Stored data —
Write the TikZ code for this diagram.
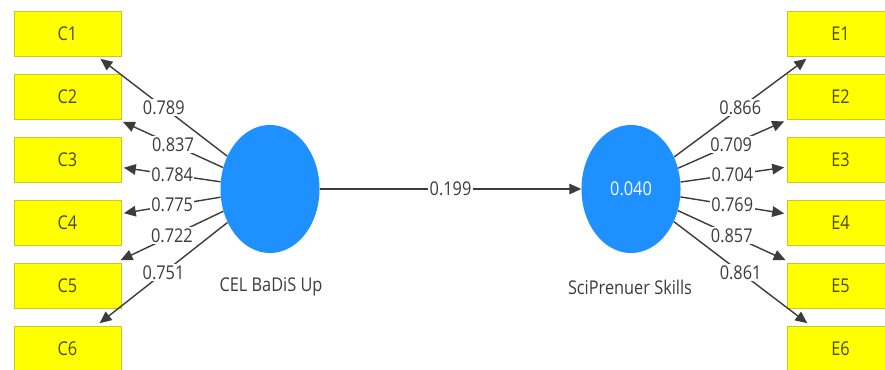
\documentclass[tikz,border=0pt]{standalone}
\usepackage{fontspec}
\setmainfont{Open Sans}[FakeStretch=0.86]
\usetikzlibrary{arrows.meta,shapes.geometric}
\definecolor{plsyellow}{RGB}{255,255,0}
\definecolor{plsedge}{RGB}{200,200,40}
\definecolor{plsblue}{RGB}{30,144,255}
\definecolor{plsline}{RGB}{60,60,60}
\definecolor{plstext}{RGB}{60,60,60}
\begin{document}
\begin{tikzpicture}[
x=0.025cm,y=-0.025cm,
font=\fontsize{13.5}{16}\selectfont,
indicator/.style={draw=plsedge,fill=plsyellow,thin,minimum width=2.675cm,minimum height=1.125cm,inner sep=0pt,outer sep=2pt,text={rgb,255:red,75;green,75;blue,15}},
construct/.style={ellipse,fill=plsblue,minimum width=2.475cm,minimum height=3.2cm,inner sep=0pt},
loading/.style={fill=white,inner sep=1pt,text=plstext},
link/.style={draw=plsline,line width=1pt,-{Triangle[length=8.5pt,width=7.5pt]}},
]
\useasboundingbox (0,0) rectangle (885,369);
% indicators
\node[indicator] (C1) at (67.5,33.5) {C1};
\node[indicator] (C2) at (67.5,96.5) {C2};
\node[indicator] (C3) at (67.5,159.5) {C3};
\node[indicator] (C4) at (67.5,222.5) {C4};
\node[indicator] (C5) at (67.5,285.5) {C5};
\node[indicator] (C6) at (67.5,348.5) {C6};
\node[indicator] (E1) at (840.5,33.5) {E1};
\node[indicator] (E2) at (840.5,96.5) {E2};
\node[indicator] (E3) at (840.5,159.5) {E3};
\node[indicator] (E4) at (840.5,222.5) {E4};
\node[indicator] (E5) at (840.5,285.5) {E5};
\node[indicator] (E6) at (840.5,348.5) {E6};
% constructs
\node[construct] (cel) at (270,189) {};
\node[construct,text=white] (sci) at (631,189) {0.040};
\node[text=plstext] (celname) at (271,287) {CEL BaDiS Up};
\node[text=plstext] (sciname) at (630,287) {SciPrenuer Skills};
% loadings
\path[link]
    (cel) -- (C1) node[loading,pos=0.5] {0.789};
\path[link]
    (cel) -- (C2) node[loading,pos=0.5] {0.837};
\path[link]
    (cel) -- (C3) node[loading,pos=0.5] {0.784};
\path[link]
    (cel) -- (C4) node[loading,pos=0.5] {0.775};
\path[link]
    (cel) -- (C5) node[loading,pos=0.5] {0.722};
\path[link]
    (cel) -- (C6) node[loading,pos=0.5] {0.751};
\path[link]
    (sci) -- (E1) node[loading,pos=0.5] {0.866};
\path[link]
    (sci) -- (E2) node[loading,pos=0.5] {0.709};
\path[link]
    (sci) -- (E3) node[loading,pos=0.5] {0.704};
\path[link]
    (sci) -- (E4) node[loading,pos=0.5] {0.769};
\path[link]
    (sci) -- (E5) node[loading,pos=0.5] {0.857};
\path[link]
    (sci) -- (E6) node[loading,pos=0.5] {0.861};
% path coefficient
\path[link]
    (cel) -- (sci) node[loading,pos=0.5] {0.199};
\end{tikzpicture}
\end{document}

Requirement — Without the pictures, retype the whole of the material above exactly.

Written answer —
Write the TikZ code for this diagram.
\documentclass[tikz,border=0pt]{standalone}
\usepackage{fontspec}
\setmainfont{Open Sans}[FakeStretch=0.86]
\usetikzlibrary{arrows.meta,shapes.geometric}
\definecolor{plsyellow}{RGB}{255,255,0}
\definecolor{plsedge}{RGB}{200,200,40}
\definecolor{plsblue}{RGB}{30,144,255}
\definecolor{plsline}{RGB}{60,60,60}
\definecolor{plstext}{RGB}{60,60,60}
\begin{document}
\begin{tikzpicture}[
x=0.025cm,y=-0.025cm,
font=\fontsize{13.5}{16}\selectfont,
indicator/.style={draw=plsedge,fill=plsyellow,thin,minimum width=2.675cm,minimum height=1.125cm,inner sep=0pt,outer sep=2pt,text={rgb,255:red,75;green,75;blue,15}},
construct/.style={ellipse,fill=plsblue,minimum width=2.475cm,minimum height=3.2cm,inner sep=0pt},
loading/.style={fill=white,inner sep=1pt,text=plstext},
link/.style={draw=plsline,line width=1pt,-{Triangle[length=8.5pt,width=7.5pt]}},
]
\useasboundingbox (0,0) rectangle (885,369);
% indicators
\node[indicator] (C1) at (67.5,33.5) {C1};
\node[indicator] (C2) at (67.5,96.5) {C2};
\node[indicator] (C3) at (67.5,159.5) {C3};
\node[indicator] (C4) at (67.5,222.5) {C4};
\node[indicator] (C5) at (67.5,285.5) {C5};
\node[indicator] (C6) at (67.5,348.5) {C6};
\node[indicator] (E1) at (840.5,33.5) {E1};
\node[indicator] (E2) at (840.5,96.5) {E2};
\node[indicator] (E3) at (840.5,159.5) {E3};
\node[indicator] (E4) at (840.5,222.5) {E4};
\node[indicator] (E5) at (840.5,285.5) {E5};
\node[indicator] (E6) at (840.5,348.5) {E6};
% constructs
\node[construct] (cel) at (270,189) {};
\node[construct,text=white] (sci) at (631,189) {0.040};
\node[text=plstext] (celname) at (271,287) {CEL BaDiS Up};
\node[text=plstext] (sciname) at (630,287) {SciPrenuer Skills};
% loadings
\path[link]
    (cel) -- (C1) node[loading,pos=0.5] {0.789};
\path[link]
    (cel) -- (C2) node[loading,pos=0.5] {0.837};
\path[link]
    (cel) -- (C3) node[loading,pos=0.5] {0.784};
\path[link]
    (cel) -- (C4) node[loading,pos=0.5] {0.775};
\path[link]
    (cel) -- (C5) node[loading,pos=0.5] {0.722};
\path[link]
    (cel) -- (C6) node[loading,pos=0.5] {0.751};
\path[link]
    (sci) -- (E1) node[loading,pos=0.5] {0.866};
\path[link]
    (sci) -- (E2) node[loading,pos=0.5] {0.709};
\path[link]
    (sci) -- (E3) node[loading,pos=0.5] {0.704};
\path[link]
    (sci) -- (E4) node[loading,pos=0.5] {0.769};
\path[link]
    (sci) -- (E5) node[loading,pos=0.5] {0.857};
\path[link]
    (sci) -- (E6) node[loading,pos=0.5] {0.861};
% path coefficient
\path[link]
    (cel) -- (sci) node[loading,pos=0.5] {0.199};
\end{tikzpicture}
\end{document}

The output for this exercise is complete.